Short exercise: Search the material below for the string "this" and list each line that holds it.

start

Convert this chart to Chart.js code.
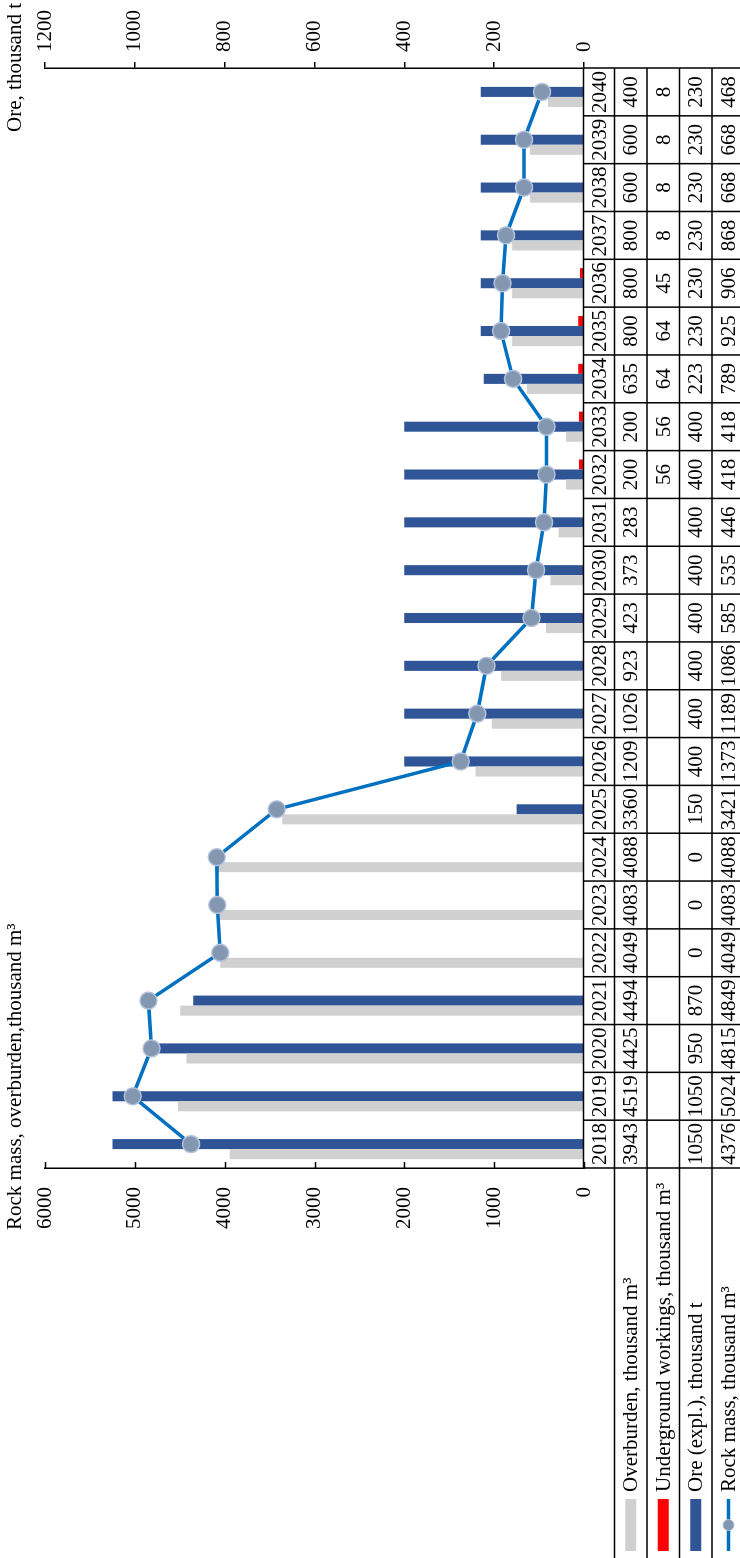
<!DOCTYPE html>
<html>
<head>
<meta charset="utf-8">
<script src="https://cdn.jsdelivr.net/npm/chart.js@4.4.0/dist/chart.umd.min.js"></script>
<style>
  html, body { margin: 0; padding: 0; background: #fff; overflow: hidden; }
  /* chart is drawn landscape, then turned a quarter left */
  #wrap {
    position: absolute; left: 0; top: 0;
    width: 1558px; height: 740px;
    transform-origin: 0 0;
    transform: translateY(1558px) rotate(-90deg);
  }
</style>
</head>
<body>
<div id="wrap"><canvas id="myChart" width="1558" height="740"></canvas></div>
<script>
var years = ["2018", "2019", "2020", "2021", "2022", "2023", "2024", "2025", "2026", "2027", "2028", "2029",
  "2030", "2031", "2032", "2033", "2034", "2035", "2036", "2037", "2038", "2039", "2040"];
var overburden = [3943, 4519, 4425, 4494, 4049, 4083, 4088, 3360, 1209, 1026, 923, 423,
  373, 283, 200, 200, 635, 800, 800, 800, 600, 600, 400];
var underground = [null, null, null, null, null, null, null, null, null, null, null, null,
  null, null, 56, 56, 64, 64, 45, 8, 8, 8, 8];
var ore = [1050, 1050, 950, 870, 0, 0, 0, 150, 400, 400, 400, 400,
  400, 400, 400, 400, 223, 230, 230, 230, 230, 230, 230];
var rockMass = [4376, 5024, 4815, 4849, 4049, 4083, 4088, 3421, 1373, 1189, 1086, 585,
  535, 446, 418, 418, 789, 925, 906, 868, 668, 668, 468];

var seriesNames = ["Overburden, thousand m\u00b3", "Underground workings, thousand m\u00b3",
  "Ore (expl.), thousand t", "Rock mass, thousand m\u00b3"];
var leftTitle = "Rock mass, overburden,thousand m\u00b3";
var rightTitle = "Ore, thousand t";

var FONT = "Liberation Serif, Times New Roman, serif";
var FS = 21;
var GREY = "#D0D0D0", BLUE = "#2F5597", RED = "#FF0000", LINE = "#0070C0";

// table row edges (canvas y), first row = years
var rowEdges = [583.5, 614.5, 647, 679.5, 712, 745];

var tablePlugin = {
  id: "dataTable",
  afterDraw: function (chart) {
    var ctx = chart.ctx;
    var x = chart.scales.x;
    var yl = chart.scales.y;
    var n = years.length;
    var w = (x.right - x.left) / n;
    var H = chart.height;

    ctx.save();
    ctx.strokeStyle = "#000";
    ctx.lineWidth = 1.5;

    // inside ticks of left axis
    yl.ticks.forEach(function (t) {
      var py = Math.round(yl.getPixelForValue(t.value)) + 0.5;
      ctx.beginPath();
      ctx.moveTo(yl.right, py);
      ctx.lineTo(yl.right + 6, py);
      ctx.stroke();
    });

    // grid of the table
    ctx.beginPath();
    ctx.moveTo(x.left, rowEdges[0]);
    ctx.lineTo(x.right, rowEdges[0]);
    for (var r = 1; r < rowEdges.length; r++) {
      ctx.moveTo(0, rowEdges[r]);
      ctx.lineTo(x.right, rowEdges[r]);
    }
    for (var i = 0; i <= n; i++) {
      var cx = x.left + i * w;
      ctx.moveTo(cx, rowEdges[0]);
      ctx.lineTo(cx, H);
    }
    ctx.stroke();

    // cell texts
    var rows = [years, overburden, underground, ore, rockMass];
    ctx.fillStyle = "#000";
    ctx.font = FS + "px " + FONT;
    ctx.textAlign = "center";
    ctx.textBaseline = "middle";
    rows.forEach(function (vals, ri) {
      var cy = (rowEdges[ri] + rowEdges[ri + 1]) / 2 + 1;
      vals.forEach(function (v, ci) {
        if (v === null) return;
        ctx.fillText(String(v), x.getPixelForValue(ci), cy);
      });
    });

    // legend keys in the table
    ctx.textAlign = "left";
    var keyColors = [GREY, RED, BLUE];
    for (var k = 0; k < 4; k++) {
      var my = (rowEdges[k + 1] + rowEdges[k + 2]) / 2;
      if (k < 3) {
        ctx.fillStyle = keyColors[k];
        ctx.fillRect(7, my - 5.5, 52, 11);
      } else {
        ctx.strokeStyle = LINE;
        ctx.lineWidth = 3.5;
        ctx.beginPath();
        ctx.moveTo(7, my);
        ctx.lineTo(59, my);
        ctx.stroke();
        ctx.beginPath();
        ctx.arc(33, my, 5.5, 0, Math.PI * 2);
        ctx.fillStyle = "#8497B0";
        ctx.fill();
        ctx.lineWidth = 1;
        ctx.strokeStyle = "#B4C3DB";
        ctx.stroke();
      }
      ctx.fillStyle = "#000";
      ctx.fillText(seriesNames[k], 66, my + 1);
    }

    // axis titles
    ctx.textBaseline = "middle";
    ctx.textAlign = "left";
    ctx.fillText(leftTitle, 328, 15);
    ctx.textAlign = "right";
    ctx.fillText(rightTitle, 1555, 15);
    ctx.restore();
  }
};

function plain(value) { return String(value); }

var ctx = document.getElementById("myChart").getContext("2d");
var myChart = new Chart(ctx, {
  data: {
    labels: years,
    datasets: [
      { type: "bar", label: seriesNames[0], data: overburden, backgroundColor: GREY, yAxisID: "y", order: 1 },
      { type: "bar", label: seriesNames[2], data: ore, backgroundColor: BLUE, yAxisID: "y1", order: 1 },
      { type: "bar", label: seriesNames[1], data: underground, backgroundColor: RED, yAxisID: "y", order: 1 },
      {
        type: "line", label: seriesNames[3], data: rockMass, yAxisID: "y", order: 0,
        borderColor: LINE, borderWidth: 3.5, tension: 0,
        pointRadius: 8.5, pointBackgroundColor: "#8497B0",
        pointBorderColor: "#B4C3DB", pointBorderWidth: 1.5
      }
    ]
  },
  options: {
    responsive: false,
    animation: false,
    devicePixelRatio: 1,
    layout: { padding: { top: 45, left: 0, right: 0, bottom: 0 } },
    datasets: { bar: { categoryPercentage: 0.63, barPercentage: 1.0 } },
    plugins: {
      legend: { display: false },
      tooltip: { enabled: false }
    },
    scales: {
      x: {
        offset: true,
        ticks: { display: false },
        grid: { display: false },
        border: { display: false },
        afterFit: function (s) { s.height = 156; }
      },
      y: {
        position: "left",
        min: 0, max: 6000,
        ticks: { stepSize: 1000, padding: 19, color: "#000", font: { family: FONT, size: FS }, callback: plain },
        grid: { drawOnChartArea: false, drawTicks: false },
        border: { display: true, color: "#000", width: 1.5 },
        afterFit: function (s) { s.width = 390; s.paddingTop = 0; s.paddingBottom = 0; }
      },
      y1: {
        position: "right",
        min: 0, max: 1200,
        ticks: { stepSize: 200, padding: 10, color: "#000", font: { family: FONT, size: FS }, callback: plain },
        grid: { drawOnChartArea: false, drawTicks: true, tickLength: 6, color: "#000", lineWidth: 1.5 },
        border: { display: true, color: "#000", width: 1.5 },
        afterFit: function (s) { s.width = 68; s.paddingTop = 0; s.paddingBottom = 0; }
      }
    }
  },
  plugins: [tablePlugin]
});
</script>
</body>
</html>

end
start

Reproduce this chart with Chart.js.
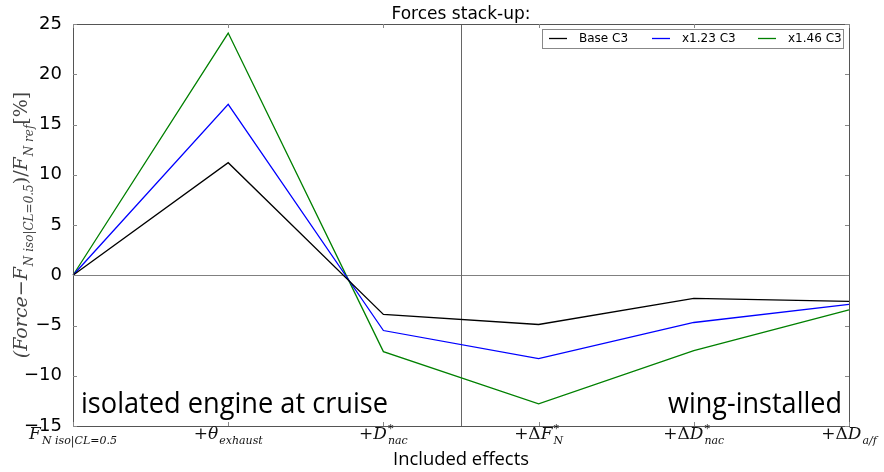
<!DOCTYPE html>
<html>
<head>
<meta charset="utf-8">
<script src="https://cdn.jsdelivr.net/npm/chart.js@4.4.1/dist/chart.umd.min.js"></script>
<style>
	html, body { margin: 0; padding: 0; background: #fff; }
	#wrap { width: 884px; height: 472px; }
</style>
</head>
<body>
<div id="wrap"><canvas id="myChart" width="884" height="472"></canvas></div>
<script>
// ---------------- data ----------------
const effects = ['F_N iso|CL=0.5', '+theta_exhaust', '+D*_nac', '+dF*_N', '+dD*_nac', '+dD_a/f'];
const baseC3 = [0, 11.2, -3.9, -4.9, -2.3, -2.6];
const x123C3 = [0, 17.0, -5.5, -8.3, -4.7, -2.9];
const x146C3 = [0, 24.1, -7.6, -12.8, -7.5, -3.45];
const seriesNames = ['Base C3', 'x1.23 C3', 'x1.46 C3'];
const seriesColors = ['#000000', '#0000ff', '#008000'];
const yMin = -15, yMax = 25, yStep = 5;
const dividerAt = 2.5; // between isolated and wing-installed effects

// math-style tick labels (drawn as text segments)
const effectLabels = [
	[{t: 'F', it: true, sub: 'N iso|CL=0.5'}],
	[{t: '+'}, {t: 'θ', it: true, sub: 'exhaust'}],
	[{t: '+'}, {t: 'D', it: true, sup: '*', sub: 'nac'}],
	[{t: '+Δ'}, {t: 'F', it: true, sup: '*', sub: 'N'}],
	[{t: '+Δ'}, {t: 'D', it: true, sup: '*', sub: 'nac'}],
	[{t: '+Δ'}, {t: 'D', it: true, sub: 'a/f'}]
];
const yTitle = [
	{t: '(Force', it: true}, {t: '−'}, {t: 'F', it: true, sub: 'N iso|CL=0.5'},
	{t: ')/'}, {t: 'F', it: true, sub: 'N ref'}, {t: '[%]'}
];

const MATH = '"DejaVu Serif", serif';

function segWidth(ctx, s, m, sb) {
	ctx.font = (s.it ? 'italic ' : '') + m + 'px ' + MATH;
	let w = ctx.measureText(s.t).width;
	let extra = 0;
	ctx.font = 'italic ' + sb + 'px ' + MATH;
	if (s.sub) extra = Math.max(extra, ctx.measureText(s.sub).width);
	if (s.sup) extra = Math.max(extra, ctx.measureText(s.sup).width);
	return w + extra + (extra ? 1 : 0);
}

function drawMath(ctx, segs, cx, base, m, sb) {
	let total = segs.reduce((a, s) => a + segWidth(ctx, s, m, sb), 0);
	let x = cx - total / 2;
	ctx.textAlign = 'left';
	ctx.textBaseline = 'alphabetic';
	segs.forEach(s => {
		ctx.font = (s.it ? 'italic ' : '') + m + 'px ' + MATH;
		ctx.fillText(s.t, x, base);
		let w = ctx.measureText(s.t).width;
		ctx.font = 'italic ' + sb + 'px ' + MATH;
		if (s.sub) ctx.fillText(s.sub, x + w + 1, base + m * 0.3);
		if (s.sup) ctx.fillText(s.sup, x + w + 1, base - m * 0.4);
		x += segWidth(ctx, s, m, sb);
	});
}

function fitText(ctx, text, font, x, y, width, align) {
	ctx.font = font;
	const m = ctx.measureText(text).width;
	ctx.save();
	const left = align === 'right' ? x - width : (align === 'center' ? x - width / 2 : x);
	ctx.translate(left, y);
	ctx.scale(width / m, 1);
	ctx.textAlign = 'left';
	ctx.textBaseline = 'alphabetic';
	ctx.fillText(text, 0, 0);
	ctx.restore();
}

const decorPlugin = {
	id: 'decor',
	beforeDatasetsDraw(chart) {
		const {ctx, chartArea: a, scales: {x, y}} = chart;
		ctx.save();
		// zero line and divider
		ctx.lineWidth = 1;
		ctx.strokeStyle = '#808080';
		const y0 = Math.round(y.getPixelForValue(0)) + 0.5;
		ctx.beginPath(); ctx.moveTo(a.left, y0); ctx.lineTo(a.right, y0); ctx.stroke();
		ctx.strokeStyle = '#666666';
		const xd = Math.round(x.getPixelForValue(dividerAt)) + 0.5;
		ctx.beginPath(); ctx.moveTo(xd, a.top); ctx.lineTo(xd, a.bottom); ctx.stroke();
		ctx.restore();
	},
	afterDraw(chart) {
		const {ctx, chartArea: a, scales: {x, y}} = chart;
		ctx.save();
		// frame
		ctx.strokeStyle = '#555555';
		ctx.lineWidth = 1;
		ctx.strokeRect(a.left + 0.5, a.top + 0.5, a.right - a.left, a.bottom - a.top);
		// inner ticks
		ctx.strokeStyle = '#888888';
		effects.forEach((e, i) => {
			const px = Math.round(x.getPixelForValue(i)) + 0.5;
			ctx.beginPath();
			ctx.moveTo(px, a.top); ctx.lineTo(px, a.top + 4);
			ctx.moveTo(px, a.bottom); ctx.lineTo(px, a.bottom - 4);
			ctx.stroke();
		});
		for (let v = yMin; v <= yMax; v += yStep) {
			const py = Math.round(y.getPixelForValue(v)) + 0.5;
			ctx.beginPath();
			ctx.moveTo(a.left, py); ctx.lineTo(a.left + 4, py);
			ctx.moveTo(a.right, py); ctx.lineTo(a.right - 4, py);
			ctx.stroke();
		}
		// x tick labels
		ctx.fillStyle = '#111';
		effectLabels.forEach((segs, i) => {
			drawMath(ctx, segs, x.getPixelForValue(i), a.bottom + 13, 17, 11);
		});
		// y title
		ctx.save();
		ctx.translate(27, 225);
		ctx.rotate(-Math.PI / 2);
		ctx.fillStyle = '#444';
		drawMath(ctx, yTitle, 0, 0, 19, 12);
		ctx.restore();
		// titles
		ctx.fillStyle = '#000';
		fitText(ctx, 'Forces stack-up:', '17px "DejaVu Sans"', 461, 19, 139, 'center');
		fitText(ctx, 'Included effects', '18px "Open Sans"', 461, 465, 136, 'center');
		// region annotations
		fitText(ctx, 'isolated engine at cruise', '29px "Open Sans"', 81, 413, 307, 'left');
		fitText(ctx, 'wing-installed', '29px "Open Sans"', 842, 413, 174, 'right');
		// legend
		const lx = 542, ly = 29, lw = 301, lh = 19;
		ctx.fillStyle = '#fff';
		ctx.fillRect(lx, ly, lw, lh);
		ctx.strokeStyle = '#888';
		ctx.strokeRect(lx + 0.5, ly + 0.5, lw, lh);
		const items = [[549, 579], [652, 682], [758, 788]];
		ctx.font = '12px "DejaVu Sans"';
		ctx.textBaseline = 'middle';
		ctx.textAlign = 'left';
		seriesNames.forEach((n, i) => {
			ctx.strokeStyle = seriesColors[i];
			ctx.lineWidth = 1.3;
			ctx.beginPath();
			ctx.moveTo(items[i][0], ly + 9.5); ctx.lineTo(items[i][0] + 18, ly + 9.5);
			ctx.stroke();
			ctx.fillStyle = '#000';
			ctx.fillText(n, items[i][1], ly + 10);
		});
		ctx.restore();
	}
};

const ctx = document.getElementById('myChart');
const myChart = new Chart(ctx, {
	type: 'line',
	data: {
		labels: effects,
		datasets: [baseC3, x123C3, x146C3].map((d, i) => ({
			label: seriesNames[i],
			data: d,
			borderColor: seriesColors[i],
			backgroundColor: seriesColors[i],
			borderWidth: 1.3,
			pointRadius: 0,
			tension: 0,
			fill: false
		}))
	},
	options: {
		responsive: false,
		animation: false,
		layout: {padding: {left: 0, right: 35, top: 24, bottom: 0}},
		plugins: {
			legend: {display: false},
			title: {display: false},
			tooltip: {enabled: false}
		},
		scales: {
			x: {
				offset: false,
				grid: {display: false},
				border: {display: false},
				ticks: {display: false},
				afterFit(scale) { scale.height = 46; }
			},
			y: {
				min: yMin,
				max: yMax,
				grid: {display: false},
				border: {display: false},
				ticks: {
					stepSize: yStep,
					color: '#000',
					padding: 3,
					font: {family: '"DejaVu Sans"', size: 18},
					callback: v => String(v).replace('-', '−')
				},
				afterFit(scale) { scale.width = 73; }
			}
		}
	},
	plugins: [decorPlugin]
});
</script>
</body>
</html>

end

Correct answer:
Convert this chart to Chart.js code.
Reproduce this chart with Chart.js.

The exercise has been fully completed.